Rugby Union

Jones casts doubt over England's World Cup hopes without Smith

Eddie Jones casts doubt over England’s World Cup hopes without fly-half Marcus Smith… as former head coach insists he has ‘moved on’ ahead of Twickenham return

  • Ex-boss Eddie Jones believes England need Marcus Smith to win the World Cup 
  • Steve Borthwick is expected to favour pairing of Owen Farrell and George Ford
  • Jones is preparing for a Twickenham comeback as Barbarians coach on Sunday 

Eddie Jones has reiterated that he was backing Marcus Smith to expand England’s attacking repertoire before being sacked – and cast doubt on the national team’s World Cup hopes if they adopt a purely pragmatic approach.

The former Red Rose head coach is in London with the Barbarians, preparing for a Twickenham comeback on Sunday against Steve Hansen’s World XV. 

He insisted that he is looking forward to returning to the stadium and has no hard feelings towards the RFU for his shock dismissal late last year, after a sequence of disappointing results.

Jones is in diplomatic mode on this visit before his second stint in charge of the Wallabies starts with a Test against South Africa in Pretoria next month. 

But his words may serve as a warning to England about their strategic direction as his successor, Steve Borthwick, is expected to favour Owen Farrell and George Ford over Smith going into the World Cup this autumn.

Eddie Jones believes England need Marcus Smith if they are going to win the World Cup

England head coach Steve Borthwick is expected to favour Owen Farrell and George Ford

When asked about Smith, Jones said: ‘He is a (All Black fly-half) Richie Mo’unga-type player, who will take a long time to mature. That’s the reality, but is he worth maturing? I thought he was, but it’s up to other people to judge.’

Borthwick has spoken candidly about the state England were in when he took over six months ago – claiming that they were not performing well in any area. 

Instead of being hurt by that assertion, Jones agreed with it, but also explained that it was a by-product of future planning.

‘It is true,’ he said. ‘We were trying to build a team to win the World Cup.’ 

Pointedly, he went on: ‘I don’t believe you’re going to be able to win the World Cup by just kicking. I don’t believe you can. I can be proven wrong, but I think with the grounds as they are, you are going to need to play more positive rugby.

‘It’s because of the conditions and speed of the ruck ball. The interesting thing watching South Africa in November is that they started running a lot more from kick-return and it opened up for their outside backs. I think that’s the trend of the game. You have to go quickly. You can’t just play slowly.’

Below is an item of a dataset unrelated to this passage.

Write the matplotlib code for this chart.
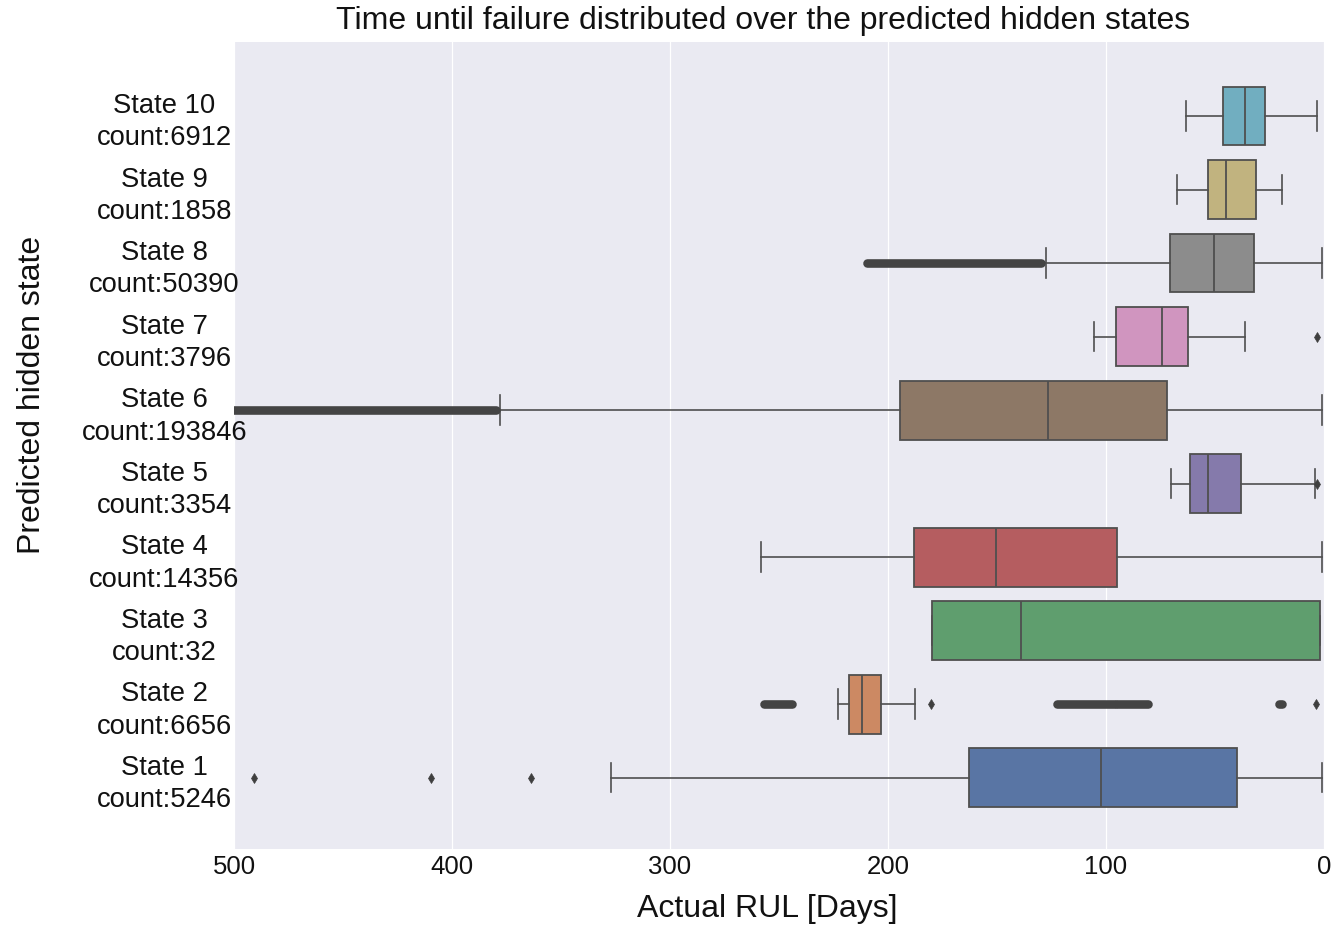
import colorsys
import numpy as np
import matplotlib
matplotlib.use("Agg")
import matplotlib.pyplot as plt
from matplotlib.colors import to_rgb

# ---------------- data ----------------
states = ["State 10", "State 9", "State 8", "State 7", "State 6",
          "State 5", "State 4", "State 3", "State 2", "State 1"]
counts = [6912, 1858, 50390, 3796, 193846, 3354, 14356, 32, 6656, 5246]

# RUL in days (axis is inverted: 500 on the left, 0 on the right)
whisker_low = [3.3, 19.1, 1.0, 36.1, 1.0, 4.0, 1.0, 2.0, 187.7, 1.0]
q1_values = [27.0, 31.0, 32.1, 62.2, 72.0, 38.2, 95.1, 2.0, 203.3, 40.0]
medians = [36.1, 45.1, 50.4, 74.3, 126.6, 53.3, 150.5, 138.8, 211.8, 102.4]
q3_values = [46.2, 53.3, 70.5, 95.3, 194.7, 61.5, 187.9, 179.8, 217.8, 162.7]
whisker_high = [63.2, 67.4, 127.6, 105.6, 377.8, 70.3, 258.1, 179.8, 222.8, 327.2]

# isolated outliers per state
single_outliers = [[], [], [], [3.3], [], [3.0], [], [], [180.2, 3.7],
                   [490.7, 409.8, 363.6]]
# dense runs of outliers (drawn as continuous bands) per state: (from, to)
outlier_runs = [[], [], [(129.7, 209.8)], [], [(379.8, 560.0)], [], [], [],
                [(244.0, 257.0), (96.0, 122.5), (80.7, 95.0), (19.4, 20.7)], []]

palette_deep = ["#4C72B0", "#DD8452", "#55A868", "#C44E52", "#8172B3",
                "#937860", "#DA8BC3", "#8C8C8C", "#CCB974", "#64B5CD"]

title = "Time until failure distributed over the predicted hidden states"
xlabel = "Actual RUL [Days]"
ylabel = "Predicted hidden state"
xticks = [500, 400, 300, 200, 100, 0]


def desaturate(color, prop):
    h, l, s = colorsys.rgb_to_hls(*to_rgb(color))
    return colorsys.hls_to_rgb(h, l, s * prop)


# palette order goes State 1 .. State 10; states list is State 10 .. State 1
colors = [desaturate(palette_deep[int(s.split()[1]) - 1], 0.75) for s in states]

plt.rcParams["font.family"] = ["Liberation Sans", "DejaVu Sans"]

fig = plt.figure(figsize=(13.37, 9.30), dpi=100)
ax = fig.add_axes([234 / 1337, 1 - 849 / 930, 1090 / 1337, 807 / 930])
ax.set_facecolor("#EAEAF2")
for sp in ax.spines.values():
    sp.set_visible(False)

line_col = "#4f4f4f"
stats = []
for i, s in enumerate(states):
    stats.append(dict(med=medians[i], q1=q1_values[i], q3=q3_values[i],
                      whislo=whisker_low[i], whishi=whisker_high[i],
                      fliers=single_outliers[i], label=s))

positions = np.arange(len(states))
common = dict(positions=positions, widths=0.8, patch_artist=True,
              showfliers=True, manage_ticks=False,
              boxprops=dict(edgecolor=line_col, linewidth=1.3),
              medianprops=dict(color=line_col, linewidth=1.3),
              whiskerprops=dict(color=line_col, linewidth=1.2),
              capprops=dict(color=line_col, linewidth=1.2),
              flierprops=dict(marker="d", markersize=5.5,
                              markerfacecolor="#3f3f3f",
                              markeredgecolor="#3f3f3f",
                              markeredgewidth=0.5))
try:
    bp = ax.bxp(stats, orientation="horizontal", **common)
except TypeError:
    bp = ax.bxp(stats, vert=False, **common)

for patch, c in zip(bp["boxes"], colors):
    patch.set_facecolor(c)

for i, runs in enumerate(outlier_runs):
    for a, b in runs:
        ax.plot([a, b], [positions[i], positions[i]], color="#444444",
                lw=6.2, solid_capstyle="round", zorder=3)

ax.set_xlim(500, 0)
ax.set_ylim(9.97, -1.007)
ax.set_xticks(xticks)
ax.set_xticklabels([str(t) for t in xticks], fontsize=18.5, color="#111111")
for lbl in ax.get_xticklabels():
    lbl.set_x(lbl.get_position()[0])
ax.set_yticks(positions)
ax.set_yticklabels([f"{s}\ncount:{c}" for s, c in zip(states, counts)],
                   fontsize=19.7, color="#111111", ha="center",
                   multialignment="center", linespacing=1.32)
ax.tick_params(axis="y", length=0, pad=50)
ax.tick_params(axis="x", length=0, pad=4)
ax.grid(axis="x", color="white", linewidth=0.9)
ax.grid(axis="y", visible=False)
ax.set_axisbelow(True)

fig.text(763.5 / 1337, 1 - 21 / 930, title, ha="center", va="center",
         fontsize=23, color="#111111")
fig.text(767.5 / 1337, 1 - 909 / 930, xlabel, ha="center", va="center",
         fontsize=23, color="#111111")
fig.text(32 / 1337, 1 - 394.5 / 930, ylabel, ha="center", va="center",
         rotation=90, fontsize=23, color="#111111")

fig.savefig("out.png", dpi=100)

Jones claimed there was not much dialogue now between him and his former assistant, Borthwick – ‘it’s dried up a bit’ – and was at pains to emphasise that he has banished any trace of sentiment towards England. 

‘I love the team I’m coaching, but then when I move I don’t have any regrets; any bad feelings,’ he said.

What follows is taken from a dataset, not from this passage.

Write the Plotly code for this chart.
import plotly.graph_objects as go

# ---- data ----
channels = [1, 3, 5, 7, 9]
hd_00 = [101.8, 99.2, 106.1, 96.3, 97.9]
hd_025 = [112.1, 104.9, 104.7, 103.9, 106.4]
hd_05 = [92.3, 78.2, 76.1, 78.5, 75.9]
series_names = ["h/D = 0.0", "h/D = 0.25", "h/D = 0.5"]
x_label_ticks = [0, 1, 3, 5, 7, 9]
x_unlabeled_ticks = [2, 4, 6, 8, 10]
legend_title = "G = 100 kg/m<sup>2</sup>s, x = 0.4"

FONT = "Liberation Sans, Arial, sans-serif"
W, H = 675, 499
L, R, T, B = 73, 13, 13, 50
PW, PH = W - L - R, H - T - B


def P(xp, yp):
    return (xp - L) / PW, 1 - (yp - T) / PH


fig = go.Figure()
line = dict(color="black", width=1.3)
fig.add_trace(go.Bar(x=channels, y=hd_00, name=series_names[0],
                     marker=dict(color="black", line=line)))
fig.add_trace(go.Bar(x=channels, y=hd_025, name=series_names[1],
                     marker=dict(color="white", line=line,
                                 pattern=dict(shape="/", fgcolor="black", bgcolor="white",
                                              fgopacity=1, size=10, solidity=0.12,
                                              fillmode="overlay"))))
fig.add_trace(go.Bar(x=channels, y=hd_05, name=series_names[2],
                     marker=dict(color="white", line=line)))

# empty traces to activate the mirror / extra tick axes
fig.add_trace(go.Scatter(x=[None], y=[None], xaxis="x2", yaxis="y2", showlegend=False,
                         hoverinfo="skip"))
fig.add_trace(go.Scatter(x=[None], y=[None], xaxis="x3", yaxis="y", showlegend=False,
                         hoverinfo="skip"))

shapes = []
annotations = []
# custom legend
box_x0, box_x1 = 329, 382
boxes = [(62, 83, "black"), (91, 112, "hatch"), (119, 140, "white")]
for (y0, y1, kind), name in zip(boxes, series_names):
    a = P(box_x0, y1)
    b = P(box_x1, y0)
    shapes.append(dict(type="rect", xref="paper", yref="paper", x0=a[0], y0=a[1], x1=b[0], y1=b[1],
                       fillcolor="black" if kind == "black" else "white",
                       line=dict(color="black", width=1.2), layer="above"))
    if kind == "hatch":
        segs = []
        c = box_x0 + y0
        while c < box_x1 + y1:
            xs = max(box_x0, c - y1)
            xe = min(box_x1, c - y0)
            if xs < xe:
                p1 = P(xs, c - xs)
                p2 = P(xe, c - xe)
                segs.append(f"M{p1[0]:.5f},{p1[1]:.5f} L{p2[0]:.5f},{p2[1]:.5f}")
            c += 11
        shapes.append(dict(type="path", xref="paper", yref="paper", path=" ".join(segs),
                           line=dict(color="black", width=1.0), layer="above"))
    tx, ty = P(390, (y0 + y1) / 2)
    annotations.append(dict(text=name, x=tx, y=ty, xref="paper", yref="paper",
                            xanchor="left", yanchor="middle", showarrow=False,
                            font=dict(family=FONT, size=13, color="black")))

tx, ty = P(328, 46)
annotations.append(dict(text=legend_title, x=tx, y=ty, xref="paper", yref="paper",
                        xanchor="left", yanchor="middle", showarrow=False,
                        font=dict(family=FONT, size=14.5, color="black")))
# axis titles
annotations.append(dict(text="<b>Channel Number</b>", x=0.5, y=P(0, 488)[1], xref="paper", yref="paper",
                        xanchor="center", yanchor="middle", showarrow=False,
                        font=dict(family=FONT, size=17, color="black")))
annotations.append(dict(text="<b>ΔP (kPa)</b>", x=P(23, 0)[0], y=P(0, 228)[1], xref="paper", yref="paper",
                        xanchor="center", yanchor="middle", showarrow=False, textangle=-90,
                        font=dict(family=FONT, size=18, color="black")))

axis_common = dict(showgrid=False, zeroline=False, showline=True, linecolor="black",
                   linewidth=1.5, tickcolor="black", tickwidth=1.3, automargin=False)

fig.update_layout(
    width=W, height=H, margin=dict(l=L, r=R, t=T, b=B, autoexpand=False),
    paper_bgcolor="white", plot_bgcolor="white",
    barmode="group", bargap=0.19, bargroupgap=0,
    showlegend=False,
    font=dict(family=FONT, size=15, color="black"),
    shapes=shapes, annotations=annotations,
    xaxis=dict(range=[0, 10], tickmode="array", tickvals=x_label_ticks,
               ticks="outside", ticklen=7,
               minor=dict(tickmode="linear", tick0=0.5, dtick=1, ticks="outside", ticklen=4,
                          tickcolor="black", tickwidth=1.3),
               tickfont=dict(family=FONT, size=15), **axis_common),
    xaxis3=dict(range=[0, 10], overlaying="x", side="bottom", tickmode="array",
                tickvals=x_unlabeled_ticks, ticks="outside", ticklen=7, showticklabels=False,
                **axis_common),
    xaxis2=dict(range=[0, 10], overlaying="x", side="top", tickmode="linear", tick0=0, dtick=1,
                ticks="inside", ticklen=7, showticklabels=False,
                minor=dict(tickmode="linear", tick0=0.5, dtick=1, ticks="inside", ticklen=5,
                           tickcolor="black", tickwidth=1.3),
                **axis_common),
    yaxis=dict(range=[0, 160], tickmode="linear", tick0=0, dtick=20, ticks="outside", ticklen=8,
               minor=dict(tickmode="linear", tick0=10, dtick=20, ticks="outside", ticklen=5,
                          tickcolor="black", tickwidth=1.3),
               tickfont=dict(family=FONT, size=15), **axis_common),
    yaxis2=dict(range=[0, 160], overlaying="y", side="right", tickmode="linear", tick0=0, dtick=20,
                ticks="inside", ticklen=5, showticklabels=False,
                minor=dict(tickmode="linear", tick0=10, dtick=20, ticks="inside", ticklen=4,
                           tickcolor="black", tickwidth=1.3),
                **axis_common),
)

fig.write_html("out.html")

‘I want that team to do okay, but there’s no emotional attachment to that team any more. They (England) are just one of the six teams in the Six Nations. I watch them and I think about – like all the teams – how I would coach them if I had that team. Then if we come up against them, I’ve already got something in my head.’

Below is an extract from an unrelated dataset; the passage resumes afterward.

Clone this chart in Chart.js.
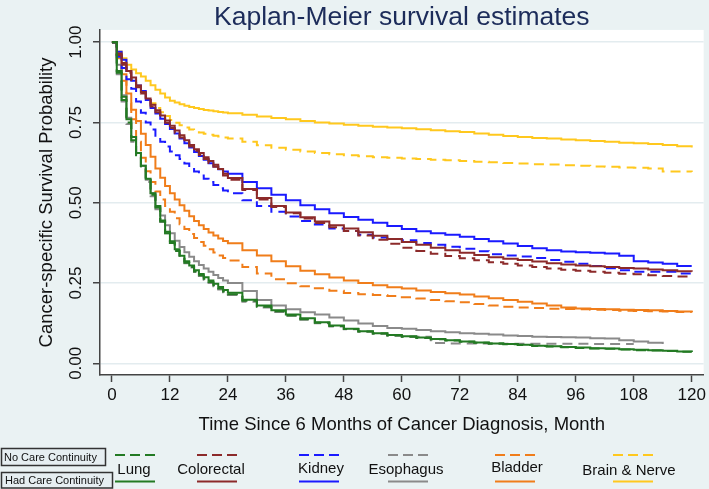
<!DOCTYPE html>
<html>
<head>
<meta charset="utf-8">
<script src="https://cdn.jsdelivr.net/npm/chart.js@4.4.0/dist/chart.umd.min.js"></script>
<style>
  html, body { margin: 0; padding: 0; background: #eaf2f3; }
  #wrap { width: 709px; height: 489px; }
</style>
</head>
<body>
<div id="wrap"><canvas id="Chart" width="709" height="489"></canvas></div>
<script>
// months since 6 months after diagnosis (shared x values)
const months = [0,1,2,3,4,5,6,7,8,9,10,11,12,13,14,15,16,17,18,19,20,21,22,23,24,
  27,30,33,36,39,42,45,48,51,54,57,60,
  63,66,69,72,75,78,81,84,87,90,93,96,99,102,105,108,111,114,117,120];

const xTicks = [0,12,24,36,48,60,72,84,96,108,120];
const yTicks = [0,0.25,0.5,0.75,1];

const categories = ['Lung', 'Colorectal', 'Kidney', 'Esophagus', 'Bladder', 'Brain & Nerve'];
const colors = ['#237a23', '#8c2a2a', '#1a1aff', '#8a8a8a', '#f07d1a', '#ffc81e'];

// No care continuity (dashed)
const lungNo = [1.0,0.905,0.82,0.75,0.695,0.648,0.608,0.57,0.525,0.485,0.442,0.405,0.375,0.35,0.33,0.313,0.3,0.286,0.274,0.263,0.253,0.243,0.233,0.224,0.215,
  0.195,0.176,0.162,0.149,0.137,0.126,0.116,0.107,0.099,0.093,0.087,0.083,
  0.079,0.075,0.071,0.067,0.064,0.062,0.059,0.057,0.054,0.052,0.05,0.048,0.046,0.045,0.043,0.041,0.04,0.038,0.036,0.035];
const colNo = [1.0,0.96,0.93,0.905,0.882,0.86,0.84,0.82,0.8,0.782,0.765,0.749,0.733,0.718,0.703,0.689,0.675,0.662,0.649,0.636,0.624,0.612,0.598,0.585,0.572,
  0.54,0.51,0.487,0.467,0.451,0.437,0.424,0.412,0.398,0.385,0.372,0.36,
  0.35,0.341,0.334,0.327,0.321,0.315,0.31,0.305,0.3,0.295,0.291,0.288,0.285,0.282,0.279,0.277,0.274,0.272,0.27,0.268];
const kidNo = [1.0,0.955,0.92,0.885,0.855,0.815,0.78,0.75,0.728,0.705,0.69,0.675,0.66,0.648,0.636,0.622,0.61,0.597,0.585,0.575,0.565,0.555,0.545,0.538,0.53,
  0.508,0.49,0.472,0.457,0.443,0.432,0.42,0.412,0.4,0.392,0.387,0.383,
  0.375,0.369,0.363,0.357,0.349,0.34,0.336,0.333,0.328,0.322,0.316,0.31,0.303,0.296,0.29,0.285,0.285,0.285,0.28,0.265];
const esoNo = [1.0,0.9,0.815,0.745,0.69,0.645,0.605,0.565,0.52,0.48,0.44,0.405,0.375,0.35,0.33,0.312,0.298,0.284,0.272,0.26,0.25,0.24,0.23,0.221,0.213,
  0.192,0.174,0.16,0.148,0.136,0.125,0.115,0.106,0.098,0.092,0.086,0.083,
  0.083,0.063,0.062,0.062,0.062,0.061,0.061,0.061,0.061,0.061,0.061,0.061,0.06,0.06,0.06,0.06,null,null,null,null];
const bladNo = [1.0,0.95,0.88,0.81,0.76,0.69,0.64,0.598,0.565,0.535,0.51,0.49,0.472,0.452,0.433,0.418,0.403,0.39,0.378,0.366,0.355,0.345,0.336,0.328,0.32,
  0.3,0.28,0.262,0.249,0.24,0.234,0.226,0.219,0.215,0.213,0.21,0.206,
  0.202,0.197,0.193,0.19,0.185,0.18,0.176,0.174,0.172,0.17,0.169,0.168,0.167,0.166,0.164,0.163,0.162,0.161,0.16,0.159];
const brainNo = [1.0,0.97,0.94,0.91,0.885,0.862,0.843,0.826,0.81,0.795,0.782,0.77,0.758,0.749,0.741,0.734,0.728,0.723,0.719,0.715,0.712,0.709,0.706,0.703,0.7,
  0.69,0.679,0.671,0.665,0.66,0.655,0.651,0.648,0.645,0.642,0.64,0.638,
  0.636,0.634,0.632,0.63,0.628,0.626,0.624,0.622,0.62,0.619,0.617,0.615,0.613,0.612,0.61,0.609,0.607,0.597,0.597,0.596];

// Had care continuity (solid)
const lungHad = [1.0,0.91,0.83,0.76,0.705,0.655,0.615,0.575,0.53,0.49,0.445,0.41,0.38,0.355,0.335,0.318,0.305,0.29,0.278,0.268,0.258,0.248,0.238,0.228,0.22,
  0.198,0.18,0.165,0.152,0.14,0.128,0.118,0.108,0.1,0.094,0.088,0.084,
  0.08,0.076,0.072,0.068,0.065,0.062,0.06,0.058,0.055,0.053,0.051,0.049,0.047,0.046,0.044,0.042,0.041,0.039,0.037,0.036];
const colHad = [1.0,0.965,0.935,0.91,0.89,0.865,0.845,0.825,0.805,0.788,0.772,0.756,0.74,0.725,0.71,0.695,0.68,0.667,0.655,0.642,0.63,0.618,0.605,0.59,0.577,
  0.543,0.515,0.49,0.47,0.455,0.442,0.43,0.42,0.408,0.397,0.387,0.378,
  0.369,0.36,0.352,0.344,0.337,0.33,0.326,0.322,0.317,0.312,0.308,0.305,0.302,0.3,0.297,0.295,0.292,0.29,0.287,0.285];
const kidHad = [1.0,0.97,0.945,0.91,0.88,0.865,0.848,0.82,0.795,0.778,0.762,0.745,0.73,0.716,0.7,0.685,0.672,0.658,0.646,0.634,0.623,0.613,0.604,0.597,0.59,
  0.565,0.545,0.525,0.508,0.492,0.48,0.467,0.456,0.447,0.438,0.428,0.418,
  0.411,0.405,0.4,0.394,0.387,0.38,0.373,0.365,0.358,0.352,0.348,0.346,0.344,0.342,0.335,0.318,0.314,0.31,0.303,0.303];
const esoHad = [1.0,0.93,0.835,0.765,0.705,0.655,0.615,0.572,0.53,0.49,0.46,0.43,0.405,0.382,0.362,0.346,0.332,0.318,0.306,0.295,0.285,0.275,0.266,0.258,0.25,
  0.225,0.197,0.18,0.168,0.159,0.152,0.143,0.133,0.124,0.116,0.11,0.108,
  0.104,0.1,0.097,0.094,0.092,0.09,0.087,0.085,0.083,0.082,0.081,0.08,0.078,0.077,0.072,0.068,0.064,0.06,null,null];
const bladHad = [1.0,0.96,0.9,0.84,0.79,0.755,0.715,0.68,0.643,0.607,0.578,0.552,0.53,0.51,0.492,0.475,0.458,0.443,0.43,0.418,0.407,0.398,0.389,0.381,0.374,
  0.352,0.336,0.318,0.302,0.288,0.277,0.267,0.258,0.25,0.243,0.237,0.233,
  0.227,0.222,0.218,0.214,0.208,0.203,0.197,0.192,0.186,0.18,0.174,0.171,0.169,0.168,0.167,0.166,0.165,0.163,0.161,0.159];
const brainHad = [1.0,0.97,0.95,0.93,0.915,0.903,0.893,0.88,0.866,0.852,0.84,0.828,0.818,0.812,0.807,0.802,0.798,0.795,0.792,0.789,0.787,0.785,0.783,0.781,0.779,
  0.774,0.769,0.764,0.76,0.755,0.75,0.747,0.743,0.74,0.737,0.734,0.732,
  0.729,0.726,0.723,0.72,0.716,0.712,0.708,0.705,0.702,0.7,0.697,0.695,0.692,0.69,0.687,0.685,0.683,0.68,0.676,0.672];

const noCare = [lungNo, colNo, kidNo, esoNo, bladNo, brainNo];
const hadCare = [lungHad, colHad, kidHad, esoHad, bladHad, brainHad];

function toPoints(vals) {
    return months.map((m, i) => ({x: m, y: vals[i]})).filter(p => p.y !== null);
}

const datasets = [];
categories.forEach((c, i) => {
    datasets.push({
        label: c + ' - No Care Continuity',
        data: toPoints(noCare[i]),
        borderColor: colors[i],
        borderWidth: 2,
        borderDash: [10, 6],
        pointRadius: 0,
        fill: false,
        stepped: true
    });
    datasets.push({
        label: c + ' - Had Care Continuity',
        data: toPoints(hadCare[i]),
        borderColor: colors[i],
        borderWidth: 2,
        pointRadius: 0,
        fill: false,
        stepped: true
    });
});

// background + white plot region
const bgPlugin = {
    id: 'bg',
    beforeDraw(chart) {
        const {ctx, chartArea: a} = chart;
        ctx.save();
        ctx.fillStyle = '#eaf2f3';
        ctx.fillRect(0, 0, chart.width, chart.height);
        ctx.fillStyle = '#ffffff';
        ctx.fillRect(a.left, a.top, a.right - a.left, a.bottom - a.top);
        ctx.restore();
    }
};

// vertical y tick labels (Stata style)
const yLabelPlugin = {
    id: 'yLabels',
    afterDraw(chart) {
        const s = chart.scales.y;
        const ctx = chart.ctx;
        ctx.save();
        ctx.font = '17px "Liberation Sans", Arial, sans-serif';
        ctx.fillStyle = '#111';
        ctx.textAlign = 'center';
        ctx.textBaseline = 'middle';
        s.ticks.forEach(t => {
            ctx.save();
            ctx.translate(s.right - 24, s.getPixelForValue(t.value));
            ctx.rotate(-Math.PI / 2);
            ctx.fillText(t.value.toFixed(2), 0, 0);
            ctx.restore();
        });
        ctx.restore();
    }
};

// legend below the axis title
const legendX = [115, 197, 299, 388, 495, 613];
const legendTextX = [134, 211, 321, 406, 517, 629];
const legendTextY = [470, 470, 469, 470, 468, 471];

const legendPlugin = {
    id: 'kmLegend',
    afterDraw(chart) {
        const ctx = chart.ctx;
        ctx.save();
        // group boxes
        ctx.font = '11px "Liberation Sans", Arial, sans-serif';
        ctx.textBaseline = 'middle';
        ctx.textAlign = 'left';
        ctx.lineWidth = 1.5;
        ctx.strokeStyle = '#333';
        ctx.fillStyle = '#e6eef1';
        ctx.fillRect(1.5, 448.5, 104, 17);
        ctx.strokeRect(1.5, 448.5, 104, 17);
        ctx.fillRect(1.5, 472.5, 111, 15.5);
        ctx.strokeRect(1.5, 472.5, 111, 15.5);
        ctx.fillStyle = '#111';
        ctx.fillText('No Care Continuity', 4, 457.5);
        ctx.fillText('Had Care Continuity', 5, 480.5);

        ctx.font = '15px "Liberation Sans", Arial, sans-serif';
        ctx.textAlign = 'center';
        categories.forEach((c, i) => {
            ctx.strokeStyle = colors[i];
            ctx.lineWidth = 2;
            ctx.setLineDash([10, 5]);
            ctx.beginPath();
            ctx.moveTo(legendX[i], 455);
            ctx.lineTo(legendX[i] + 40, 455);
            ctx.stroke();
            ctx.setLineDash([]);
            ctx.beginPath();
            ctx.moveTo(legendX[i], 481.5);
            ctx.lineTo(legendX[i] + 40, 481.5);
            ctx.stroke();
            ctx.fillStyle = '#111';
            ctx.fillText(c, legendTextX[i], legendTextY[i]);
        });
        ctx.restore();
    }
};

Chart.defaults.font.family = '"Liberation Sans", Arial, sans-serif';

const ctx = document.getElementById('Chart').getContext('2d');
const myChart = new Chart(ctx, {
    type: 'line',
    data: { datasets: datasets },
    options: {
        responsive: false,
        animation: false,
        devicePixelRatio: 1,
        layout: { padding: { left: 0, right: 3, top: 0, bottom: 50 } },
        plugins: {
            legend: { display: false },
            tooltip: { enabled: false },
            title: {
                display: true,
                text: 'Kaplan-Meier survival estimates',
                color: '#1c2c5a',
                fullSize: false,
                font: { size: 26.5, weight: 'normal', lineHeight: 0.94 },
                padding: { top: 5, bottom: 0 }
            }
        },
        scales: {
            x: {
                type: 'linear',
                min: -2.47,
                max: 122.47,
                afterBuildTicks: s => { s.ticks = xTicks.map(v => ({value: v})); },
                afterFit: s => { s.height = 64; },
                grid: { drawOnChartArea: false, tickLength: 7, tickColor: '#444', tickWidth: 1.5 },
                border: { color: '#444', width: 1.5 },
                ticks: { color: '#111', font: { size: 17 }, padding: 3, maxRotation: 0, autoSkip: false },
                title: {
                    display: true,
                    text: 'Time Since 6 Months of Cancer Diagnosis, Month',
                    color: '#111',
                    font: { size: 18.5 },
                    padding: { top: 0, bottom: 3 }
                }
            },
            y: {
                type: 'linear',
                min: -0.0364,
                max: 1.0383,
                afterBuildTicks: s => { s.ticks = yTicks.map(v => ({value: v})); },
                afterFit: s => { s.width = 100; },
                grid: { color: '#e3ecef', lineWidth: 1.5, tickLength: 7, tickColor: '#444', tickWidth: 1.5 },
                border: { color: '#444', width: 1.5 },
                ticks: { display: false },
                title: {
                    display: true,
                    text: 'Cancer-specific Survival Probability',
                    color: '#111',
                    font: { size: 18.5 },
                    padding: { top: 36, bottom: 0 }
                }
            }
        }
    },
    plugins: [bgPlugin, yLabelPlugin, legendPlugin]
});
</script>
</body>
</html>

Moving on was a swift process after his RFU sacking. 

Jones claimed it took him two or three weeks to come to terms with what had happened and look ahead to the next project. 

Jones is preparing for a Twickenham comeback as Barbarians coach on Sunday

‘Post England, I always knew there were possibilities,’ he said. ‘There was always going to be a job there.’

The prospect of Sunday’s appointment at Twickenham is one which enthuses him. There will be no sense of unease. 

‘I loved my time here and I’m looking forward to it,’ said Jones. ‘The sun is shining. It will be unbelievable.

‘I am going to enjoy every moment of it. I don’t hold any grudges against anyone. I have moved on. If they have not moved on, that’s their problem, not my problem.’